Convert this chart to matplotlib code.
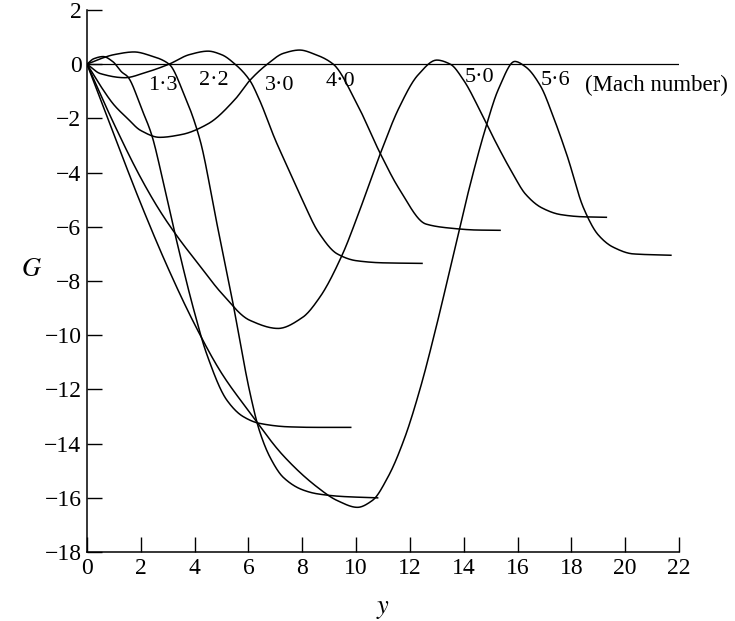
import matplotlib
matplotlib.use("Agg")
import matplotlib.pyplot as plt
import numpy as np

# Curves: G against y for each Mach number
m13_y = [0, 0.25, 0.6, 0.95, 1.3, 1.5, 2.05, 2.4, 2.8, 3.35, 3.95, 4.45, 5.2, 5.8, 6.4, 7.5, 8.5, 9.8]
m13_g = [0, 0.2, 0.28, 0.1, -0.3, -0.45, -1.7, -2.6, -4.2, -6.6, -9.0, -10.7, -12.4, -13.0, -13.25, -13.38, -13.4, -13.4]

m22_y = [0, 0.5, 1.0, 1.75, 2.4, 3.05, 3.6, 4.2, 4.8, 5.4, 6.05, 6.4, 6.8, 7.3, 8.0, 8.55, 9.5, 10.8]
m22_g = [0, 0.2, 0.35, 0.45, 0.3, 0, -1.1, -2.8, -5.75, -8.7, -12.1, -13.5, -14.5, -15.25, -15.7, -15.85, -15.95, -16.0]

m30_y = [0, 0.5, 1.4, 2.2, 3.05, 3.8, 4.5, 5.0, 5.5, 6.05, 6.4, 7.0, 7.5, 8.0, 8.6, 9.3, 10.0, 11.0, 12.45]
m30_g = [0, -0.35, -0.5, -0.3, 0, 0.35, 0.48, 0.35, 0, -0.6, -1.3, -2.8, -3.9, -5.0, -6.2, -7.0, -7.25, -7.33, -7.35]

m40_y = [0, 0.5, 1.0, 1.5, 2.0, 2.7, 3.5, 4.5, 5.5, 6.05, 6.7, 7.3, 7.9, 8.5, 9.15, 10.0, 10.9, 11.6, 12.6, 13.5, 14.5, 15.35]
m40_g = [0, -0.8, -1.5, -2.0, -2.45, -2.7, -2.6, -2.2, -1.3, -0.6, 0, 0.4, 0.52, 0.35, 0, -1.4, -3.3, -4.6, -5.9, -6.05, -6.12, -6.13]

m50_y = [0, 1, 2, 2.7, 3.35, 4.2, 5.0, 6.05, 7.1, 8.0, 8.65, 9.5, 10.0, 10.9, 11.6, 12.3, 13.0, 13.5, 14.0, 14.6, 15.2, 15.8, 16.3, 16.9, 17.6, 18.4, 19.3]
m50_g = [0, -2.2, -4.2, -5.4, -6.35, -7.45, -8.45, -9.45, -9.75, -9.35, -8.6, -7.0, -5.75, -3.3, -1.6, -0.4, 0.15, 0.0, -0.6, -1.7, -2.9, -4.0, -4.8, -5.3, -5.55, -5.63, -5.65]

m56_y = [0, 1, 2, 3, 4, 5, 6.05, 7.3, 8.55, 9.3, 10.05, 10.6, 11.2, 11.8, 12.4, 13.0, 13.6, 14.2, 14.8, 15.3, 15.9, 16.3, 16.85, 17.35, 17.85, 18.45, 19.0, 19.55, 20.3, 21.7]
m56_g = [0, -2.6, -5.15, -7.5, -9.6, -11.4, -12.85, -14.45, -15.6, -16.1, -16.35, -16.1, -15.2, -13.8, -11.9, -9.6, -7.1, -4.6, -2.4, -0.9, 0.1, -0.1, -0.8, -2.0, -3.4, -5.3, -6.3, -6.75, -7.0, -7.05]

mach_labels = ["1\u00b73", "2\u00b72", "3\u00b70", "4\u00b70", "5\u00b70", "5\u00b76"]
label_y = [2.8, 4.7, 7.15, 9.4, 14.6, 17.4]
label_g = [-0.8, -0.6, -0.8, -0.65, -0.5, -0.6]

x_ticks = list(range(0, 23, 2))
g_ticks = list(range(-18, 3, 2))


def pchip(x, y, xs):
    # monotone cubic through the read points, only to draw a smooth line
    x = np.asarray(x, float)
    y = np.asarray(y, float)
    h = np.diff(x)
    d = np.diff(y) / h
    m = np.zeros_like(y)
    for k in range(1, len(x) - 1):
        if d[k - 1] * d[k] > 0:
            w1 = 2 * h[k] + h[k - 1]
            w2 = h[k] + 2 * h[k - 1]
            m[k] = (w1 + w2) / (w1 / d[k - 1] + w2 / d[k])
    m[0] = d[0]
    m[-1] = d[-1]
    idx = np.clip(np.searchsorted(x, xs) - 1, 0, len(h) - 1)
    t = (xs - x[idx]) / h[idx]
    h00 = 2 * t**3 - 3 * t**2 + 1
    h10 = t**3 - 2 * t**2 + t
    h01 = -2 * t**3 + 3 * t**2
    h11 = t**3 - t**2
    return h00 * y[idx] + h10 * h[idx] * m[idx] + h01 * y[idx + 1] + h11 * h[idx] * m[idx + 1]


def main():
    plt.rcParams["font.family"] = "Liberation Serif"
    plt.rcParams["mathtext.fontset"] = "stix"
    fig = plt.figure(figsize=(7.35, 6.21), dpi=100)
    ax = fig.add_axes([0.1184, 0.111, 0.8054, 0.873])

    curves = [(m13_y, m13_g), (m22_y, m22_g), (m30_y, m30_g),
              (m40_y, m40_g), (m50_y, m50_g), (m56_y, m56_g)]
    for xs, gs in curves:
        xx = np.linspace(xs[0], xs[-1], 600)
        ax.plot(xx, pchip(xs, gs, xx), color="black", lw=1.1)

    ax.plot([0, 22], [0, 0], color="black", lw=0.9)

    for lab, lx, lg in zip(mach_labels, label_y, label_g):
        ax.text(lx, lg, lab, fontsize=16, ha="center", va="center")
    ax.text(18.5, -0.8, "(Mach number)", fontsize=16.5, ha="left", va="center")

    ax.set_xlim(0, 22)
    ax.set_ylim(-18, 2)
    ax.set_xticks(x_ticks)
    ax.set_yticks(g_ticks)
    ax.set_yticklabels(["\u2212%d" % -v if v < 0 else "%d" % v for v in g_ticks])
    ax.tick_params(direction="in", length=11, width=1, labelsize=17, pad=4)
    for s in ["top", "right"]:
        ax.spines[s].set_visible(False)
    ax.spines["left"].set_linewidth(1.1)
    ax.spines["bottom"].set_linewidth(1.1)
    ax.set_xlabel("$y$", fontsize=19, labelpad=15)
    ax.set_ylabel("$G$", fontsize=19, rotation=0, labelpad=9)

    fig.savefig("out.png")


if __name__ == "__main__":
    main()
━━━━━━
Exercise
Retype the data above exactly; pictures are not part of the copy.

Answer in full
Convert this chart to matplotlib code.
import matplotlib
matplotlib.use("Agg")
import matplotlib.pyplot as plt
import numpy as np

# Curves: G against y for each Mach number
m13_y = [0, 0.25, 0.6, 0.95, 1.3, 1.5, 2.05, 2.4, 2.8, 3.35, 3.95, 4.45, 5.2, 5.8, 6.4, 7.5, 8.5, 9.8]
m13_g = [0, 0.2, 0.28, 0.1, -0.3, -0.45, -1.7, -2.6, -4.2, -6.6, -9.0, -10.7, -12.4, -13.0, -13.25, -13.38, -13.4, -13.4]

m22_y = [0, 0.5, 1.0, 1.75, 2.4, 3.05, 3.6, 4.2, 4.8, 5.4, 6.05, 6.4, 6.8, 7.3, 8.0, 8.55, 9.5, 10.8]
m22_g = [0, 0.2, 0.35, 0.45, 0.3, 0, -1.1, -2.8, -5.75, -8.7, -12.1, -13.5, -14.5, -15.25, -15.7, -15.85, -15.95, -16.0]

m30_y = [0, 0.5, 1.4, 2.2, 3.05, 3.8, 4.5, 5.0, 5.5, 6.05, 6.4, 7.0, 7.5, 8.0, 8.6, 9.3, 10.0, 11.0, 12.45]
m30_g = [0, -0.35, -0.5, -0.3, 0, 0.35, 0.48, 0.35, 0, -0.6, -1.3, -2.8, -3.9, -5.0, -6.2, -7.0, -7.25, -7.33, -7.35]

m40_y = [0, 0.5, 1.0, 1.5, 2.0, 2.7, 3.5, 4.5, 5.5, 6.05, 6.7, 7.3, 7.9, 8.5, 9.15, 10.0, 10.9, 11.6, 12.6, 13.5, 14.5, 15.35]
m40_g = [0, -0.8, -1.5, -2.0, -2.45, -2.7, -2.6, -2.2, -1.3, -0.6, 0, 0.4, 0.52, 0.35, 0, -1.4, -3.3, -4.6, -5.9, -6.05, -6.12, -6.13]

m50_y = [0, 1, 2, 2.7, 3.35, 4.2, 5.0, 6.05, 7.1, 8.0, 8.65, 9.5, 10.0, 10.9, 11.6, 12.3, 13.0, 13.5, 14.0, 14.6, 15.2, 15.8, 16.3, 16.9, 17.6, 18.4, 19.3]
m50_g = [0, -2.2, -4.2, -5.4, -6.35, -7.45, -8.45, -9.45, -9.75, -9.35, -8.6, -7.0, -5.75, -3.3, -1.6, -0.4, 0.15, 0.0, -0.6, -1.7, -2.9, -4.0, -4.8, -5.3, -5.55, -5.63, -5.65]

m56_y = [0, 1, 2, 3, 4, 5, 6.05, 7.3, 8.55, 9.3, 10.05, 10.6, 11.2, 11.8, 12.4, 13.0, 13.6, 14.2, 14.8, 15.3, 15.9, 16.3, 16.85, 17.35, 17.85, 18.45, 19.0, 19.55, 20.3, 21.7]
m56_g = [0, -2.6, -5.15, -7.5, -9.6, -11.4, -12.85, -14.45, -15.6, -16.1, -16.35, -16.1, -15.2, -13.8, -11.9, -9.6, -7.1, -4.6, -2.4, -0.9, 0.1, -0.1, -0.8, -2.0, -3.4, -5.3, -6.3, -6.75, -7.0, -7.05]

mach_labels = ["1\u00b73", "2\u00b72", "3\u00b70", "4\u00b70", "5\u00b70", "5\u00b76"]
label_y = [2.8, 4.7, 7.15, 9.4, 14.6, 17.4]
label_g = [-0.8, -0.6, -0.8, -0.65, -0.5, -0.6]

x_ticks = list(range(0, 23, 2))
g_ticks = list(range(-18, 3, 2))


def pchip(x, y, xs):
    # monotone cubic through the read points, only to draw a smooth line
    x = np.asarray(x, float)
    y = np.asarray(y, float)
    h = np.diff(x)
    d = np.diff(y) / h
    m = np.zeros_like(y)
    for k in range(1, len(x) - 1):
        if d[k - 1] * d[k] > 0:
            w1 = 2 * h[k] + h[k - 1]
            w2 = h[k] + 2 * h[k - 1]
            m[k] = (w1 + w2) / (w1 / d[k - 1] + w2 / d[k])
    m[0] = d[0]
    m[-1] = d[-1]
    idx = np.clip(np.searchsorted(x, xs) - 1, 0, len(h) - 1)
    t = (xs - x[idx]) / h[idx]
    h00 = 2 * t**3 - 3 * t**2 + 1
    h10 = t**3 - 2 * t**2 + t
    h01 = -2 * t**3 + 3 * t**2
    h11 = t**3 - t**2
    return h00 * y[idx] + h10 * h[idx] * m[idx] + h01 * y[idx + 1] + h11 * h[idx] * m[idx + 1]


def main():
    plt.rcParams["font.family"] = "Liberation Serif"
    plt.rcParams["mathtext.fontset"] = "stix"
    fig = plt.figure(figsize=(7.35, 6.21), dpi=100)
    ax = fig.add_axes([0.1184, 0.111, 0.8054, 0.873])

    curves = [(m13_y, m13_g), (m22_y, m22_g), (m30_y, m30_g),
              (m40_y, m40_g), (m50_y, m50_g), (m56_y, m56_g)]
    for xs, gs in curves:
        xx = np.linspace(xs[0], xs[-1], 600)
        ax.plot(xx, pchip(xs, gs, xx), color="black", lw=1.1)

    ax.plot([0, 22], [0, 0], color="black", lw=0.9)

    for lab, lx, lg in zip(mach_labels, label_y, label_g):
        ax.text(lx, lg, lab, fontsize=16, ha="center", va="center")
    ax.text(18.5, -0.8, "(Mach number)", fontsize=16.5, ha="left", va="center")

    ax.set_xlim(0, 22)
    ax.set_ylim(-18, 2)
    ax.set_xticks(x_ticks)
    ax.set_yticks(g_ticks)
    ax.set_yticklabels(["\u2212%d" % -v if v < 0 else "%d" % v for v in g_ticks])
    ax.tick_params(direction="in", length=11, width=1, labelsize=17, pad=4)
    for s in ["top", "right"]:
        ax.spines[s].set_visible(False)
    ax.spines["left"].set_linewidth(1.1)
    ax.spines["bottom"].set_linewidth(1.1)
    ax.set_xlabel("$y$", fontsize=19, labelpad=15)
    ax.set_ylabel("$G$", fontsize=19, rotation=0, labelpad=9)

    fig.savefig("out.png")


if __name__ == "__main__":
    main()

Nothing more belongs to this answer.